Desde hace algunos meses, Italia tiene nuevo primer ministro, un economista llamado Mario Monti, no alineado con ninguno de los estrafalarios partidos de su país. El hecho de que no haya sido un gobernante elegido democráticamente es muy grave. Los partidos, conscientes de los graves momentos que se esperan, han decidido apartarse para que sea otro el que se lleve los varapalos. Los mercados, los poderes económicos, esos que han convertido a la política en algo anticuado, en un absurdo juego de sombras no muy diferentes de las discusiones de hinchas futbolísticos en un bar, parece que se han quitado la máscara y han decidido eliminar el engorroso trámite de las elecciones para poner a uno de los suyos a las riendas.
Pero hay otra lectura, no menos inquietante. Mario Monti es un economista de prestigio, educado en Yale, un hombre respetado por la comunidad de especialistas.
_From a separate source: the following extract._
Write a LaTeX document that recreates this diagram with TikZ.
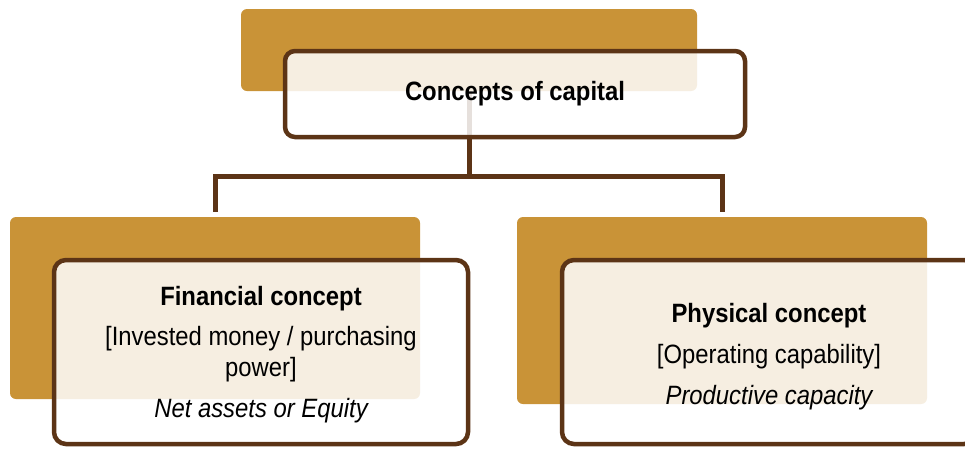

En los pocos meses desde que llegó, la deuda italiana se ha estabilizado, y las delicadas finanzas del país parece que, al menos, no se hunden. Lo que está en juego es mucho: una posible bancarrota italiana tendria efectos desconocidos: la quiebra en cadena de otros países, de bancos y entidades financieras que dependen de ellos, y de empresas de todos los tamaños que a su vez dependen de estas. Un efecto dominó global, un escenario apocalíptico. Si alguien puede cargar con ese peso, no es Silvio Berlusconi, desde luego.
Lo que quiero decir es que el sentido común, el darle una difícil tarea a alguien que, lo hará mejor o peor, tendrá una visión y otra, pero que sin duda está capacitado, ha tenido que venir, no por un proceso democrático, sino por una imposición. Personajes como Monti, de nulo interés político, que no está interesado en prometer cosas que no puede cumplir, que no le apetecen los mítines, el meterse con el partido contrario de turno, etcétera, nunca podrían ser elegidos. Si se presentaran como cabeza de lista por algún partido, lo más triste es que probablemente serían ignorados por el electorado, siempre atento a ver cómo da en pantalla, a ver qué tal me cae, a ver si le sudan los sobacos. El gran peligro de la democracia es la libertad de que un país se vaya a la mierda por propia elección.